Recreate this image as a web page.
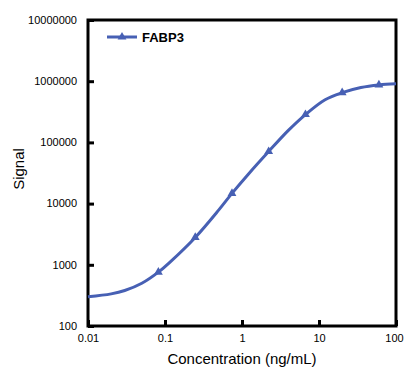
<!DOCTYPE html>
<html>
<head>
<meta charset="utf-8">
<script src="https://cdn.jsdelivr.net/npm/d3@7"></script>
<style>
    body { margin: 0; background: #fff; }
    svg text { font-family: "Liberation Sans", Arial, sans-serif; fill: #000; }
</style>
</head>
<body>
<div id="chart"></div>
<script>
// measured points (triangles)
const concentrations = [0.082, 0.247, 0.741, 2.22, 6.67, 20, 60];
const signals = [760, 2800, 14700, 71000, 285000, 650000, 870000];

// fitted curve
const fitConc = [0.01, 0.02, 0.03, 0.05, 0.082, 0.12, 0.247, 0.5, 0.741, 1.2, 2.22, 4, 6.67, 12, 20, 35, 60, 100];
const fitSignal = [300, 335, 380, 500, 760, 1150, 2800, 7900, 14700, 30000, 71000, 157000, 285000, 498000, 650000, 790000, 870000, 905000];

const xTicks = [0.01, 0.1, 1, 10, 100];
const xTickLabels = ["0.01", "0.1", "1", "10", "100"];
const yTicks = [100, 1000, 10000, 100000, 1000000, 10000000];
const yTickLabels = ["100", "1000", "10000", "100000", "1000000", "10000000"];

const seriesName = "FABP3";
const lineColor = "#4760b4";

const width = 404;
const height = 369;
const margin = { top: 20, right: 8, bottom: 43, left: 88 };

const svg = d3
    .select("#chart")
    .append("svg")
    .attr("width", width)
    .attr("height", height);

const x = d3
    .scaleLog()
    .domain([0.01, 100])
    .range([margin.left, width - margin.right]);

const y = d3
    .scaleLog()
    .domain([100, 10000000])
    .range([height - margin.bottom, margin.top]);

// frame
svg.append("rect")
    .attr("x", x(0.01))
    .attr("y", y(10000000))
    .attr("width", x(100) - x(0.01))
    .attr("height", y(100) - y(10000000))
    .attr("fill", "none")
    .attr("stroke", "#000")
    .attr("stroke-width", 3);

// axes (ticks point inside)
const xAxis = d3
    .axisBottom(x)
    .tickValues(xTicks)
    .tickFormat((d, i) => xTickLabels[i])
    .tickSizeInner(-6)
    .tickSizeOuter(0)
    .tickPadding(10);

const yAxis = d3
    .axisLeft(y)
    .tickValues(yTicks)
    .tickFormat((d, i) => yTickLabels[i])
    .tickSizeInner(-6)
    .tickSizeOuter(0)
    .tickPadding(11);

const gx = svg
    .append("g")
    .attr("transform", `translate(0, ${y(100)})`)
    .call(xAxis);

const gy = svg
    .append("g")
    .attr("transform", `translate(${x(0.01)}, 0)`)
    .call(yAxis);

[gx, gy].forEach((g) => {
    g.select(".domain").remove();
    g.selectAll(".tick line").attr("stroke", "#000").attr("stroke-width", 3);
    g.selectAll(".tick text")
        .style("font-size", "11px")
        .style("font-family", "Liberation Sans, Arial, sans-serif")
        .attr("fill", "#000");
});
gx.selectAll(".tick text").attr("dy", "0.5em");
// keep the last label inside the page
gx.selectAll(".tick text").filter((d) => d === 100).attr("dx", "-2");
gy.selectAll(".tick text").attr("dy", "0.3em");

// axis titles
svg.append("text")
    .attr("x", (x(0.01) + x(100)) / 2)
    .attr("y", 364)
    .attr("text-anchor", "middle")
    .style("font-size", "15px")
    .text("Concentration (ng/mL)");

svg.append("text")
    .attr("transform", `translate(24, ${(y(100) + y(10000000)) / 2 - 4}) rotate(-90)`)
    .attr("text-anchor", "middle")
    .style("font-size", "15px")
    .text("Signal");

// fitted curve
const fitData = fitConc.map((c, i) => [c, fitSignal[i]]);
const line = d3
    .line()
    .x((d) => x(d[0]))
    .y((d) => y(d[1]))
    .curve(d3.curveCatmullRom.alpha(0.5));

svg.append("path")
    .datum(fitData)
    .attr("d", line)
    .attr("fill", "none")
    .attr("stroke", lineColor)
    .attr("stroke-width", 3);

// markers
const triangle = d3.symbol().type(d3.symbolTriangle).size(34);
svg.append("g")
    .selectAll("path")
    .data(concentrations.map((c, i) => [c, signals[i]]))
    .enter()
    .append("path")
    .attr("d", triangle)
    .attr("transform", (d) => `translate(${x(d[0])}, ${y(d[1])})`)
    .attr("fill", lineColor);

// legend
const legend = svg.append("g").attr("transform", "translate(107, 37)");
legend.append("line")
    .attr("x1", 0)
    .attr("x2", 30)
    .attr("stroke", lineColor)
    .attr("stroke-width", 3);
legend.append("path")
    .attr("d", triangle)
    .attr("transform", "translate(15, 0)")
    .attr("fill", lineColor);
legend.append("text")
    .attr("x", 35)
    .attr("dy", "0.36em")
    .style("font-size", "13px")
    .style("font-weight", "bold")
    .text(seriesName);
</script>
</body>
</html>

--------------------------------

## To be done
Reproduce the material above verbatim; omit every picture.

## Exercise output
Recreate this image as a web page.
<!DOCTYPE html>
<html>
<head>
<meta charset="utf-8">
<script src="https://cdn.jsdelivr.net/npm/d3@7"></script>
<style>
    body { margin: 0; background: #fff; }
    svg text { font-family: "Liberation Sans", Arial, sans-serif; fill: #000; }
</style>
</head>
<body>
<div id="chart"></div>
<script>
// measured points (triangles)
const concentrations = [0.082, 0.247, 0.741, 2.22, 6.67, 20, 60];
const signals = [760, 2800, 14700, 71000, 285000, 650000, 870000];

// fitted curve
const fitConc = [0.01, 0.02, 0.03, 0.05, 0.082, 0.12, 0.247, 0.5, 0.741, 1.2, 2.22, 4, 6.67, 12, 20, 35, 60, 100];
const fitSignal = [300, 335, 380, 500, 760, 1150, 2800, 7900, 14700, 30000, 71000, 157000, 285000, 498000, 650000, 790000, 870000, 905000];

const xTicks = [0.01, 0.1, 1, 10, 100];
const xTickLabels = ["0.01", "0.1", "1", "10", "100"];
const yTicks = [100, 1000, 10000, 100000, 1000000, 10000000];
const yTickLabels = ["100", "1000", "10000", "100000", "1000000", "10000000"];

const seriesName = "FABP3";
const lineColor = "#4760b4";

const width = 404;
const height = 369;
const margin = { top: 20, right: 8, bottom: 43, left: 88 };

const svg = d3
    .select("#chart")
    .append("svg")
    .attr("width", width)
    .attr("height", height);

const x = d3
    .scaleLog()
    .domain([0.01, 100])
    .range([margin.left, width - margin.right]);

const y = d3
    .scaleLog()
    .domain([100, 10000000])
    .range([height - margin.bottom, margin.top]);

// frame
svg.append("rect")
    .attr("x", x(0.01))
    .attr("y", y(10000000))
    .attr("width", x(100) - x(0.01))
    .attr("height", y(100) - y(10000000))
    .attr("fill", "none")
    .attr("stroke", "#000")
    .attr("stroke-width", 3);

// axes (ticks point inside)
const xAxis = d3
    .axisBottom(x)
    .tickValues(xTicks)
    .tickFormat((d, i) => xTickLabels[i])
    .tickSizeInner(-6)
    .tickSizeOuter(0)
    .tickPadding(10);

const yAxis = d3
    .axisLeft(y)
    .tickValues(yTicks)
    .tickFormat((d, i) => yTickLabels[i])
    .tickSizeInner(-6)
    .tickSizeOuter(0)
    .tickPadding(11);

const gx = svg
    .append("g")
    .attr("transform", `translate(0, ${y(100)})`)
    .call(xAxis);

const gy = svg
    .append("g")
    .attr("transform", `translate(${x(0.01)}, 0)`)
    .call(yAxis);

[gx, gy].forEach((g) => {
    g.select(".domain").remove();
    g.selectAll(".tick line").attr("stroke", "#000").attr("stroke-width", 3);
    g.selectAll(".tick text")
        .style("font-size", "11px")
        .style("font-family", "Liberation Sans, Arial, sans-serif")
        .attr("fill", "#000");
});
gx.selectAll(".tick text").attr("dy", "0.5em");
// keep the last label inside the page
gx.selectAll(".tick text").filter((d) => d === 100).attr("dx", "-2");
gy.selectAll(".tick text").attr("dy", "0.3em");

// axis titles
svg.append("text")
    .attr("x", (x(0.01) + x(100)) / 2)
    .attr("y", 364)
    .attr("text-anchor", "middle")
    .style("font-size", "15px")
    .text("Concentration (ng/mL)");

svg.append("text")
    .attr("transform", `translate(24, ${(y(100) + y(10000000)) / 2 - 4}) rotate(-90)`)
    .attr("text-anchor", "middle")
    .style("font-size", "15px")
    .text("Signal");

// fitted curve
const fitData = fitConc.map((c, i) => [c, fitSignal[i]]);
const line = d3
    .line()
    .x((d) => x(d[0]))
    .y((d) => y(d[1]))
    .curve(d3.curveCatmullRom.alpha(0.5));

svg.append("path")
    .datum(fitData)
    .attr("d", line)
    .attr("fill", "none")
    .attr("stroke", lineColor)
    .attr("stroke-width", 3);

// markers
const triangle = d3.symbol().type(d3.symbolTriangle).size(34);
svg.append("g")
    .selectAll("path")
    .data(concentrations.map((c, i) => [c, signals[i]]))
    .enter()
    .append("path")
    .attr("d", triangle)
    .attr("transform", (d) => `translate(${x(d[0])}, ${y(d[1])})`)
    .attr("fill", lineColor);

// legend
const legend = svg.append("g").attr("transform", "translate(107, 37)");
legend.append("line")
    .attr("x1", 0)
    .attr("x2", 30)
    .attr("stroke", lineColor)
    .attr("stroke-width", 3);
legend.append("path")
    .attr("d", triangle)
    .attr("transform", "translate(15, 0)")
    .attr("fill", lineColor);
legend.append("text")
    .attr("x", 35)
    .attr("dy", "0.36em")
    .style("font-size", "13px")
    .style("font-weight", "bold")
    .text(seriesName);
</script>
</body>
</html>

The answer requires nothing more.